The FINANCIAL — Gallup’s Economic Confidence Index was -14 for the week ending Aug. 23, down slightly from -11 the week prior. Growing concerns about China, which devalued its currency and saw major losses in its stock market, led to a global stock sell-off, including in the U.S., where the Dow Jones declined by more than 500 points by market close on Friday.
This is the second time in the past two months in which an international economic event appears to have modestly affected U.S. stocks as well as economic confidence. Last month, as the Greek debt deal was being finalized, U.S. economic confidence also dropped to -14, matching the latest week’s reading as the 2015 low and the worst weekly score since September 2014.
Gallup’s Economic Confidence Index reached positive territory for the first time since 2008 in late December 2014. It remained there until late February, when it began dropping as U.S. gas prices began to rise.
The Economic Confidence Index is the average of two components: how Americans rate current economic conditions and whether they feel the economy is getting better or worse. The index has a theoretical maximum of +100, if all Americans rate the economy as good and getting better, and a theoretical minimum of -100, if all Americans rate the economy as poor and getting worse.
Americans’ perceptions of the economy’s direction became more pessimistic last week, as the outlook component score fell six points to -21, the lowest weekly average since the end of July 2014. This latest average was the result of 37% of Americans saying the economy is “getting better” and 58% saying it is “getting worse.”
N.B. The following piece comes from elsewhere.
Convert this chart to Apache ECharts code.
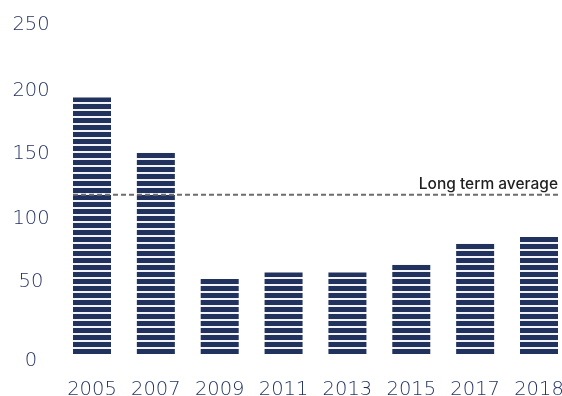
<!DOCTYPE html>
<html>
<head>
<meta charset="utf-8">
<script src="https://cdn.jsdelivr.net/npm/echarts@6/dist/echarts.min.js"></script>
<style>
  html, body { margin: 0; padding: 0; background: #ffffff; }
  #chart { width: 562px; height: 396px; }
</style>
</head>
<body>
<div id="chart"></div>
<script>
// Chart data
const years = ['2005', '2007', '2009', '2011', '2013', '2015', '2017', '2018'];
const values = [195, 153, 57, 62, 62, 68, 84, 89];
const longTermAverage = 121;
const averageLabel = 'Long term average';
const yTicks = [0, 50, 100, 150, 200, 250];

const NAVY = '#22325f';
const TEXT = '#1e2d5e';
const AXIS_FONT = 'DejaVu Sans';
const AXIS_SIZE = 19.5;

// Horizontal stripe fill: 5px navy band, 2px light gap
function stripePattern() {
  const c = document.createElement('canvas');
  c.width = 4; c.height = 7;
  const g = c.getContext('2d');
  g.fillStyle = '#f2f3f7';
  g.fillRect(0, 0, 4, 7);
  g.fillStyle = NAVY;
  g.fillRect(0, 0, 4, 4);
  g.fillRect(0, 6, 4, 1);
  return { image: c, repeat: 'repeat' };
}

// small vertical nudges for the y labels
const labelShift = { 0: 7, 50: -6, 100: -3, 150: -3, 200: 0, 250: 0 };
const rich = {};
yTicks.forEach(function (t) {
  const s = labelShift[t];
  rich['t' + t] = {
    fontFamily: AXIS_FONT, fontWeight: 200, fontSize: AXIS_SIZE, color: TEXT,
    padding: s >= 0 ? [2 * s, 0, 0, 0] : [0, 0, -2 * s, 0]
  };
});

const chart = echarts.init(document.getElementById('chart'), null, { renderer: 'canvas' });
chart.setOption({
  animation: false,
  backgroundColor: '#ffffff',
  grid: [
    { left: 92, right: 23, top: 25, bottom: 42, containLabel: false, outerBoundsMode: 'none' },
    { left: 73, right: 4, top: 25, bottom: 42, containLabel: false, outerBoundsMode: 'none' }
  ],
  xAxis: [
    {
      type: 'category', gridIndex: 0, data: years, boundaryGap: false,
      axisLine: { show: false }, axisTick: { show: false },
      axisLabel: {
        interval: 0, hideOverlap: false, margin: 26,
        fontFamily: AXIS_FONT, fontWeight: 200, fontSize: AXIS_SIZE, color: TEXT
      }
    },
    { type: 'value', gridIndex: 1, min: 0, max: 1, show: false }
  ],
  yAxis: [
    {
      type: 'value', gridIndex: 0, min: 0, max: 250, interval: 50,
      axisLine: { show: false }, axisTick: { show: false }, splitLine: { show: false },
      axisLabel: {
        margin: 61, align: 'center',
        formatter: function (v) { return '{t' + v + '|' + v + '}'; },
        rich: rich
      }
    },
    { type: 'value', gridIndex: 1, min: 0, max: 250, show: false }
  ],
  series: [
    {
      type: 'bar', xAxisIndex: 0, yAxisIndex: 0,
      data: values, barWidth: 38, clip: false,
      itemStyle: { color: stripePattern() }
    },
    {
      type: 'line', xAxisIndex: 1, yAxisIndex: 1,
      symbol: 'circle', symbolSize: 0, silent: true,
      lineStyle: { color: '#6c6c6c', width: 2, type: [5, 3] },
      data: [
        [0, longTermAverage],
        {
          value: [1, longTermAverage],
          label: {
            show: true, position: 'top', align: 'right', distance: 2,
            formatter: averageLabel,
            fontFamily: 'Inter', fontWeight: 500, fontSize: 15.5, color: '#1f1f1f'
          }
        }
      ]
    }
  ]
});
</script>
</body>
</html>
The current conditions score was stable last week, averaging -6, similar to what has been found most weeks since late May. This was the result of 24% of Americans rating the current economy as “excellent” or “good” while 30% rated it as “poor.”
China, the second-largest economy in the world and a major exporter of goods to the U.S. and other countries, has experienced tremendous economic growth in recent years. Now, with the Chinese economy showing signs of weakness, and its government responding by devaluing its currency, investors abroad are showing concern. The questions surrounding China’s economy appear to be a major reason for losses in the global markets, including in the U.S. To date, Americans’ economic confidence does not appear to have been greatly shaken by the events, but the current index score ties the lowest reading this year.
The situation in China may continue to reverberate in the U.S., with U.S. stocks closing much lower on Monday and European markets starting the week with large drops. To the extent stock markets continue to suffer, particularly if this affects broader aspects of the economy, Americans’ confidence could be shaken further in the coming week.